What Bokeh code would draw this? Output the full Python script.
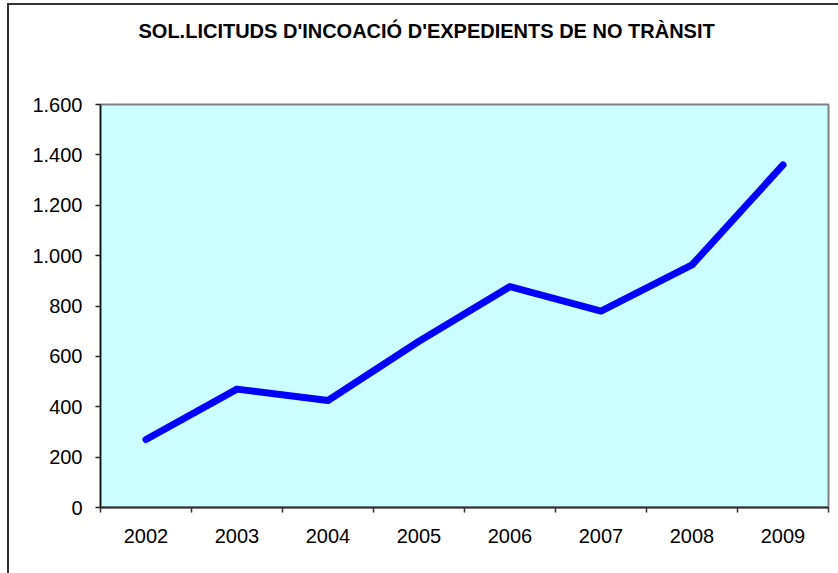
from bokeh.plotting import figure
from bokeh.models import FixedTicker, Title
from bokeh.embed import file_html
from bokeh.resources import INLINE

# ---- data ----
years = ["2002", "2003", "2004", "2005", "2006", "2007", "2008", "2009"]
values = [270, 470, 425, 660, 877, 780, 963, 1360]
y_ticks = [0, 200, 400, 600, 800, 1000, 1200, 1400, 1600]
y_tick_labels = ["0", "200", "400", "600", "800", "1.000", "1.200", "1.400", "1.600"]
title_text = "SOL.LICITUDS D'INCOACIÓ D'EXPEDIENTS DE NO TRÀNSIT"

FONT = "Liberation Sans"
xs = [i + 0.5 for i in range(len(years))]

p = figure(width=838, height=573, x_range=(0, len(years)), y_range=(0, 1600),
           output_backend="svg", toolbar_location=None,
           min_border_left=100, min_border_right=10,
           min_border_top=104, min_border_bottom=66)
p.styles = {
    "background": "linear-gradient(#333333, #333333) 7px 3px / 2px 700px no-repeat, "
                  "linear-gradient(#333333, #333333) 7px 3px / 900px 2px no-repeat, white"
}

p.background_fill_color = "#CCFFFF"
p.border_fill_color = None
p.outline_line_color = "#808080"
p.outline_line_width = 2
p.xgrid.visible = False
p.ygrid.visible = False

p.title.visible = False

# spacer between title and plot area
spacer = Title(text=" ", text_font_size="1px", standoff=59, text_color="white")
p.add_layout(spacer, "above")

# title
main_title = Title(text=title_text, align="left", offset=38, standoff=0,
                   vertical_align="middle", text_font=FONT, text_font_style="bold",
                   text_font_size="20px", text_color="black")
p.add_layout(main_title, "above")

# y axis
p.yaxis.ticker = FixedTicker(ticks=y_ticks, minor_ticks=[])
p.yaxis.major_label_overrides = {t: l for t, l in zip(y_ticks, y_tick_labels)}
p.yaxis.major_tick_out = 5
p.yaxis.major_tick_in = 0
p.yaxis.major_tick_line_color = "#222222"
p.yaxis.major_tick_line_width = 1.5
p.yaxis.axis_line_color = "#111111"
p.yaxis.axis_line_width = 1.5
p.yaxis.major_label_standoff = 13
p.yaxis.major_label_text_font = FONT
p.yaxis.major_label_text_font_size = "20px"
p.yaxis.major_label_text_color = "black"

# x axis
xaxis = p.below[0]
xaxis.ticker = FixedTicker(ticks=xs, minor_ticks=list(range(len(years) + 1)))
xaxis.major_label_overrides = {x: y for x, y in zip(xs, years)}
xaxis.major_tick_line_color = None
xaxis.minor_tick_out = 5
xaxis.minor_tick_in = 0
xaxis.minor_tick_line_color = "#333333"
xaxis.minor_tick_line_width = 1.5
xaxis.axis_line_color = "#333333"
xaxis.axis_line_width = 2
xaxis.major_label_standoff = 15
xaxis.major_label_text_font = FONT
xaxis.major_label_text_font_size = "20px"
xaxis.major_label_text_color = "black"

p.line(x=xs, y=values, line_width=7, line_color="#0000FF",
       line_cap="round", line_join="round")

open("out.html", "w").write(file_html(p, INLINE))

______

## SET TASK
Without any pictures, reproduce the lines from the first one in the material through the line that has "from bokeh.resources import INLINE", exactly as they appear.

## TASK RESULT
What Bokeh code would draw this? Output the full Python script.
from bokeh.plotting import figure
from bokeh.models import FixedTicker, Title
from bokeh.embed import file_html
from bokeh.resources import INLINE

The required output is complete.